Malnutrition: MSF urges urgent mobilization to prevent further deaths of children
By Samuel Luka,
Bauchi
As some states of Northern Nigeria currently grapple with alarming malnutrition crisis, Médecins Sans Frontières (MSF) also known as Doctors Without Borders has called for an urgent mobilization to prevent further deaths of children.
Ahmed Aldikhari, country representative of MSF in Nigeria, made the call in a press statement on Friday.
He said, in Katsina state where its teams have been present since 2021, an ever-increasing number of malnourished children is witnessed in its therapeutic feeding centers.
The Country representative of MSF in Nigeria explained that the center also recorded an increasingly severe conditions and higher mortality rates.
He further pointed out that, in collaboration with the local authorities, emergency prevention distribution of nutritional supplements has started for 66,000 children in the local government area of Mashi.
According to Ahmed Aldikhari, “in the context of drastic cuts in international funding, the need for prevention and treatment of malnutrition is enormous in northern Nigeria, and urgent mobilization is required”.

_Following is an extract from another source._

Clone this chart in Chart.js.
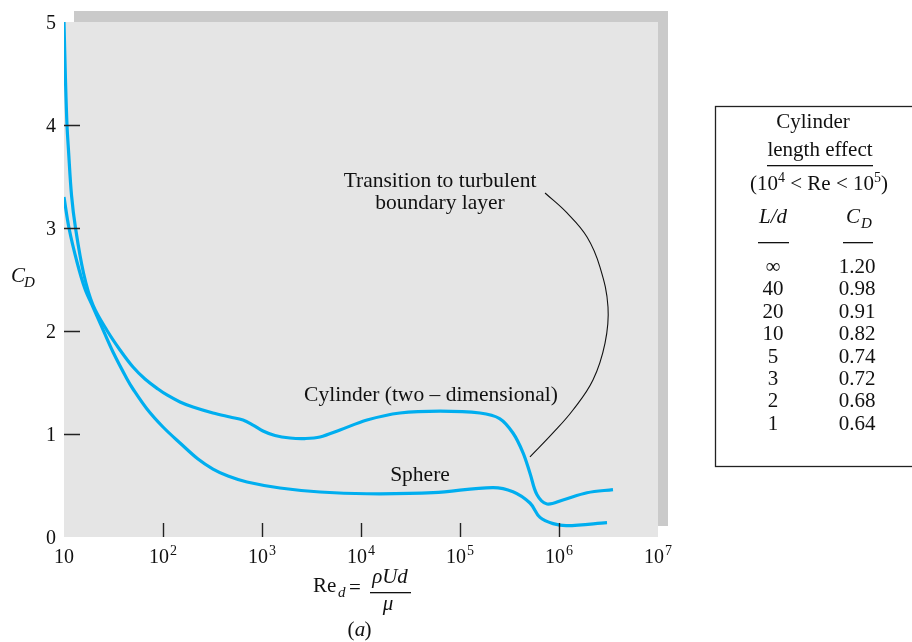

He said by the end of June 2025, nearly 70,000 malnourished children had already received medical care from MSF teams in Katsina State, including nearly 10,000 who were hospitalized in serious condition.
The Country Representative stated that, between January and June 2025, the number of malnourished children with nutritional oedema, the most severe and deadly form of malnutrition, rose by 208 percent compared with the same period in 2024.
While also regretting that 652 children have already died in MSF facilities since the beginning of 2025 due to a lack of timely access to care, Aldikhari noted that a worrying sign of the growing severity of malnutrition, a major public health emergency, is that, adults, particularly women, including pregnant and breastfeeding ones are also affected.
He disclosed that a screening carried out in July in all five MSF malnutrition centers in Katsina State on 750 mothers of patients, revealed that more than half of adult caregivers were acutely malnourished, including 13 percent with severe acute malnutrition.
Ahmed Aldikhari said to cope with the massive influx of children expected by the end of the lean season in October, MSF has increased its support to local authorities in several states in Northern Nigeria where it is providing care to the population.
He said in Katsina state, MSF has opened a new ambulatory therapeutic feeding center (AFTC) in Mashi and an additional inpatient therapeutic feeding center (ITFC) in Turai, to provide a total of 900 beds in two MSF-supported hospitals.
According to him, the year 2024 marked a turning point in Northern Nigeria’s nutritional crisis, with an increase of 25 percent from the previous year.